Bay Area Filmmakers Bring “Howl” Controversy Back to Life

New movie centers on poet Allen Ginsberg's obscenity trial

James Franco may be a big movie star who is busy pursuing an Ivy League education, while maintaining a recurring role on a daytime soap opera but the Palo Alto, Calif product still finds time to stay connected to the Bay Area.

After getting his start alongside fellow Bay Area product Linda Cardellini on "Freaks and Geeks,"  Franco put his local upbringing to use to play Harvey Milk's lover Scott Smith in Sean Penn's biopic on the politician in 2008.

Now Franco portrays Bay Area icon Allen Ginsberg in the movie "Howl" about the poet's infamous obscenity trial.

The movie was screened last week at the Sundance Film Festival and "Howl" makes its Bay Area premiere at  the Sundance Cinema’s Kabuki theater in San Francisco this Thursday at 7:30 p.m. with the filmmakers in attendance.

Ginsberg launched a generation when he performed "Howl" in 1955 and the movie centers on the aftermath of that performance, when poet Lawrence Ferlinghetti of City Lights Books published the piece and was later arrested for the poem's perceived obscene nature.

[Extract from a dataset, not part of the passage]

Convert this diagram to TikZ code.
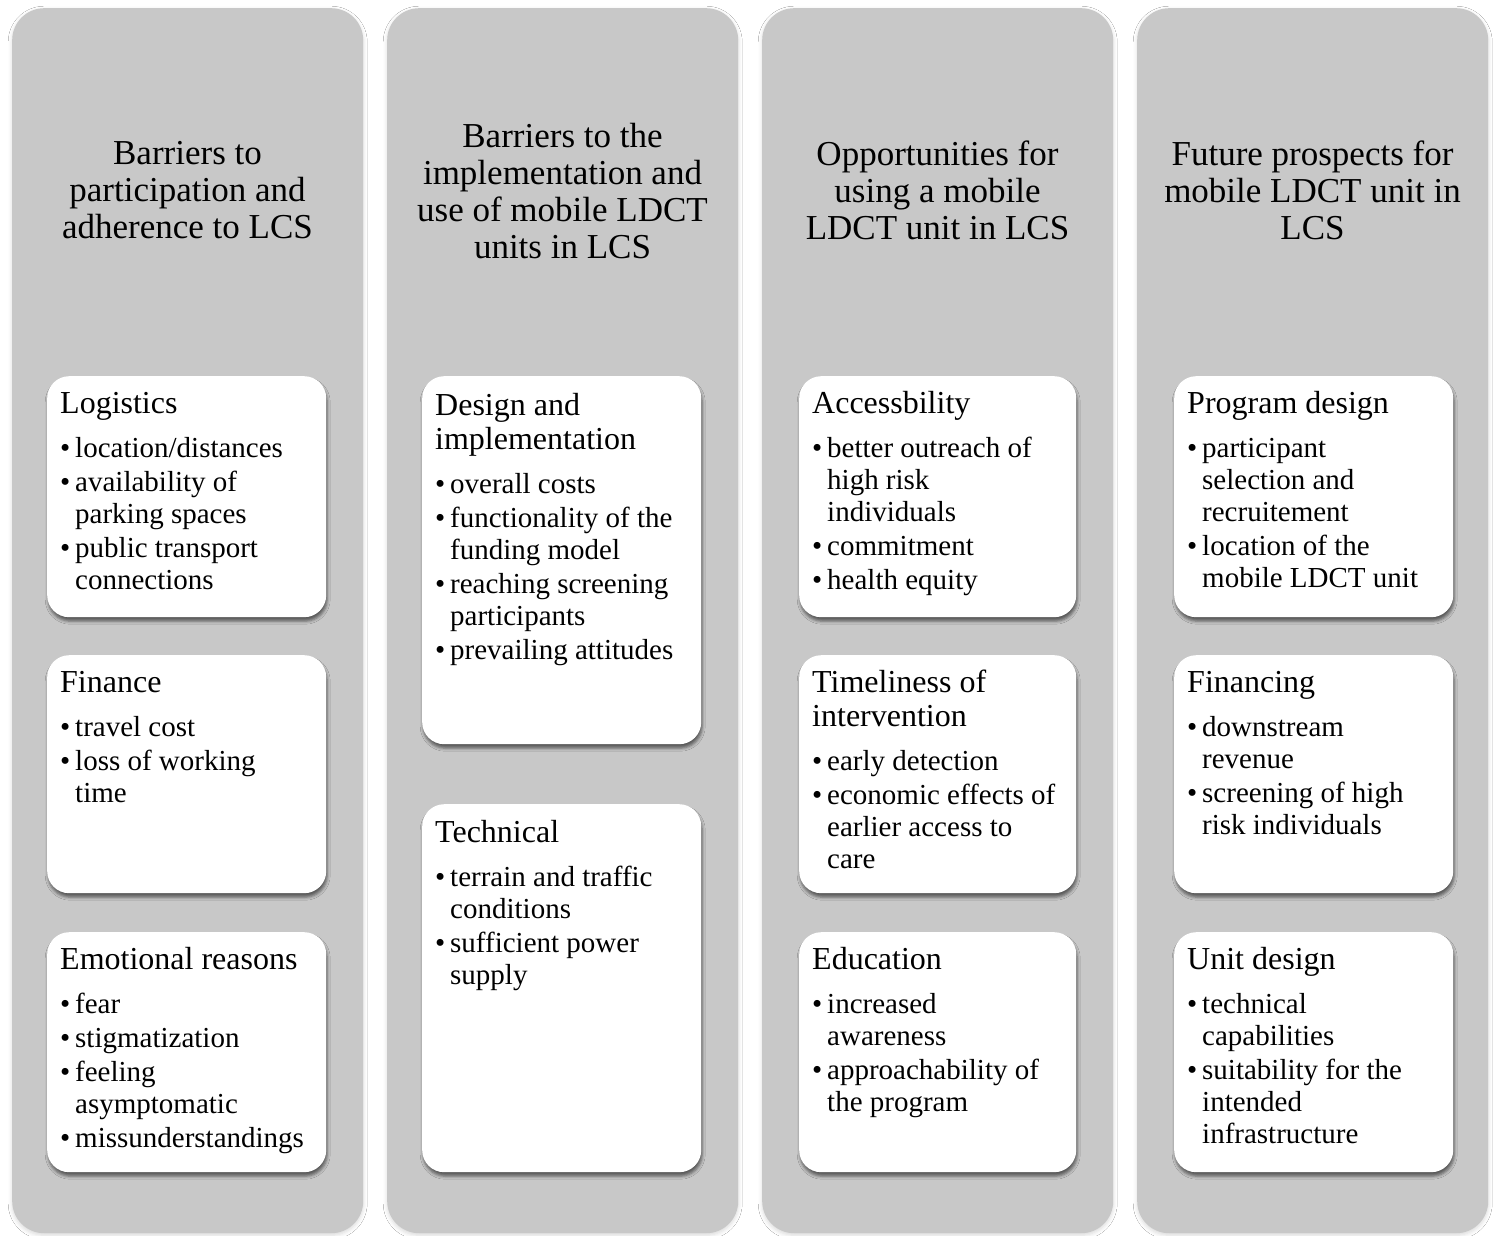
\documentclass[tikz,border=0pt]{standalone}
\usepackage{fontspec}
\setmainfont{Liberation Serif}
\usetikzlibrary{shadows.blur}
\definecolor{colgrey}{RGB}{200,200,200}
\newcommand{\hd}[1]{{\fontsize{32}{32}\selectfont #1}}
\newcommand{\hdf}[1]{\rule{0pt}{30pt}{\fontsize{32}{32}\selectfont #1}}
\newcommand{\bl}{\makebox[15pt][l]{\textbullet}}
\newcommand{\ind}{\hspace*{15pt}}
\tikzset{
  col/.style={fill=colgrey, draw=none, rounded corners=32pt, anchor=north west,
    minimum width=351pt, minimum height=1225pt, inner sep=0pt,
    blur shadow={shadow xshift=0pt, shadow yshift=-2pt, shadow blur radius=4pt, shadow opacity=15}},
  card/.style={fill=white, draw=none, rounded corners=22pt, anchor=north west, inner sep=0pt,
    minimum width=279pt,
    blur shadow={shadow xshift=1pt, shadow yshift=-4pt, shadow blur radius=3pt, shadow opacity=55}},
  coltitle/.style={align=center, anchor=center, inner sep=0pt, font=\fontsize{35}{37}\selectfont},
  cardtext/.style={align=left, anchor=north west, inner sep=0pt, font=\fontsize{29}{32}\selectfont},
}
\begin{document}
\begin{tikzpicture}[x=1pt,y=-1pt]
\useasboundingbox[fill=white] (0,0) rectangle (1499,1236);
% columns
\node[col] (col1) at (12,8) {};
\node[col] (col2) at (387,8) {};
\node[col] (col3) at (762,8) {};
\node[col] (col4) at (1137,8) {};
% titles
\node[coltitle] (h1) at (187.5,190) {Barriers to\\participation and\\adherence to LCS};
\node[coltitle] (h2) at (562.5,191) {Barriers to the\\implementation and\\use of mobile LDCT\\units in LCS};
\node[coltitle] (h3) at (937.5,190) {Opportunities for\\using a mobile\\LDCT unit in LCS};
\node[coltitle] (h4) at (1312.5,190) {Future prospects for\\mobile LDCT unit in\\LCS};
% cards column 1
\node[card, minimum height=241pt] (c11) at (47,376) {};
\node[card, minimum height=238pt] (c12) at (47,655) {};
\node[card, minimum height=240pt] (c13) at (47,932) {};
% column 2
\node[card, minimum height=368pt] (c21) at (422,376) {};
\node[card, minimum height=368pt] (c22) at (422,804) {};
% column 3
\node[card, minimum width=277pt, minimum height=241pt] (c31) at (799,376) {};
\node[card, minimum width=277pt, minimum height=238pt] (c32) at (799,655) {};
\node[card, minimum width=277pt, minimum height=240pt] (c33) at (799,932) {};
% column 4
\node[card, minimum height=241pt] (c41) at (1174,376) {};
\node[card, minimum height=238pt] (c42) at (1174,655) {};
\node[card, minimum height=240pt] (c43) at (1174,932) {};
% texts column 1
\node[cardtext] (t11) at (60,383) {\hdf{Logistics}\\[12pt]
  \bl location/distances\\[2pt]
  \bl availability of\\ \ind parking spaces\\[2pt]
  \bl public transport\\ \ind connections};
\node[cardtext] (t12) at (60,662) {\hdf{Finance}\\[12pt]
  \bl travel cost\\[2pt]
  \bl loss of working\\ \ind time};
\node[cardtext] (t13) at (60,939) {\hdf{Emotional reasons}\\[12pt]
  \bl fear\\[2pt]
  \bl stigmatization\\[2pt]
  \bl feeling\\ \ind asymptomatic\\[2pt]
  \bl missunderstandings};
% texts column 2
\node[cardtext] (t21) at (435,385) {\hdf{Design and}\\[2pt]\hd{implementation}\\[12pt]
  \bl overall costs\\[2pt]
  \bl functionality of the\\ \ind funding model\\[2pt]
  \bl reaching screening\\ \ind participants\\[2pt]
  \bl prevailing attitudes};
\node[cardtext] (t22) at (435,812) {\hdf{Technical}\\[12pt]
  \bl terrain and traffic\\ \ind conditions\\[2pt]
  \bl sufficient power\\ \ind supply};
% texts column 3
\node[cardtext] (t31) at (812,383) {\hdf{Accessbility}\\[12pt]
  \bl better outreach of\\ \ind high risk\\ \ind individuals\\[2pt]
  \bl commitment\\[2pt]
  \bl health equity};
\node[cardtext] (t32) at (812,662) {\hdf{Timeliness of}\\[2pt]\hd{intervention}\\[12pt]
  \bl early detection\\[2pt]
  \bl economic effects of\\ \ind earlier access to\\ \ind care};
\node[cardtext] (t33) at (812,939) {\hdf{Education}\\[12pt]
  \bl increased\\ \ind awareness\\[2pt]
  \bl approachability of\\ \ind the program};
% texts column 4
\node[cardtext] (t41) at (1187,383) {\hdf{Program design}\\[12pt]
  \bl participant\\ \ind selection and\\ \ind recruitement\\[2pt]
  \bl location of the\\ \ind mobile LDCT unit};
\node[cardtext] (t42) at (1187,662) {\hdf{Financing}\\[12pt]
  \bl downstream\\ \ind revenue\\[2pt]
  \bl screening of high\\ \ind risk individuals};
\node[cardtext] (t43) at (1187,939) {\hdf{Unit design}\\[12pt]
  \bl technical\\ \ind capabilities\\[2pt]
  \bl suitability for the\\ \ind intended\\ \ind infrastructure};
\end{tikzpicture}
\end{document}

Bay Area filmmakers Rob Epstein and Jeffrey Friedman told the New York Times they may have debuted their movie at the Sundance Film Festival but it was important to them to maintain the poem's connection to the Bay Area.

"The poem was written in San Francisco, it was published here by City Lights, Ginsberg had a lifelong connection to the city and it’s our hometown," the two told the paper.

And if there was any doubt of the filmmakers' attempts to root the movie in the Bay Area, look no further than Los Angeles' hatred towards the movie's star for all the validation needed.